Before you finish, add one final contrast move in the last bar or two. You could close the filter slightly and then open into the return. You could duck the volume by a couple of dB for a fake-out. You could cut the delay just before the drop lands so the re-entry feels clean. Or you could use a reversed tail into the snare pickup for that oldskool pressure. If you want the section to feel more jungle-authentic, a slightly imperfect hand-cut edit can actually help. A tiny rough edge can make the whole thing feel more alive.
And one more thing: version your passes. Keep one clean rolling version, one rougher jungle version, and one stripped-back tension version. Sometimes the best arrangement decision is not more processing. It’s choosing the version that serves the track best.

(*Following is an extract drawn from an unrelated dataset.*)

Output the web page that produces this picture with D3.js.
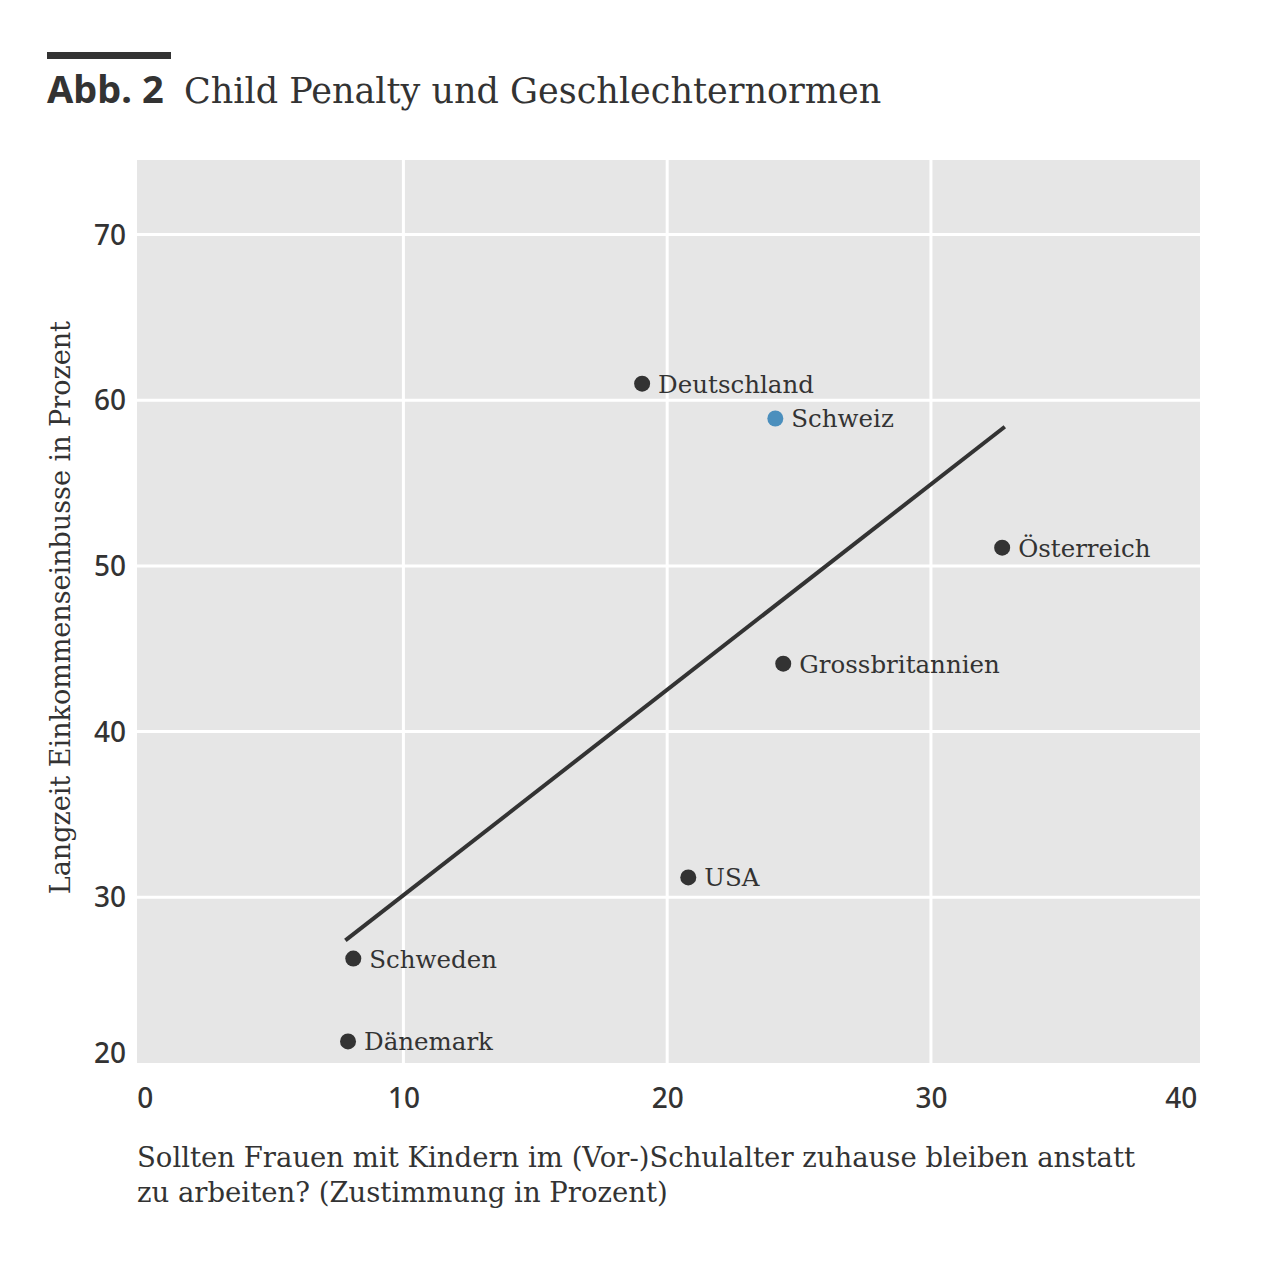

So to recap, the process is: choose a breakdown phrase with actual rhythmic identity, warp it carefully so the groove survives, stretch it into a controlled looped edit, add filter automation to create motion, keep delay and saturation subtle, manage the low end aggressively, and test everything against the drum return. If it feels like the track is breathing deeper while still moving forward, you’ve got it.
Now try the mini exercise. Build a 12-bar arrangement with one breakdown phrase, using only stock Ableton devices. Make one smoother version or one rougher version, keep the low end out of the way, and check whether the groove still reads when the drums are muted. Then compare the return. Does the drop feel bigger? Does the section feel countable? Does it hold up after a few listens, not just on first impression?
That’s the real win here. A great stretched breakdown doesn’t just fill time. It carries pressure, keeps the dancefloor locked, and makes the drop feel earned. Lock that in, and you’re speaking the language of timeless jungle momentum.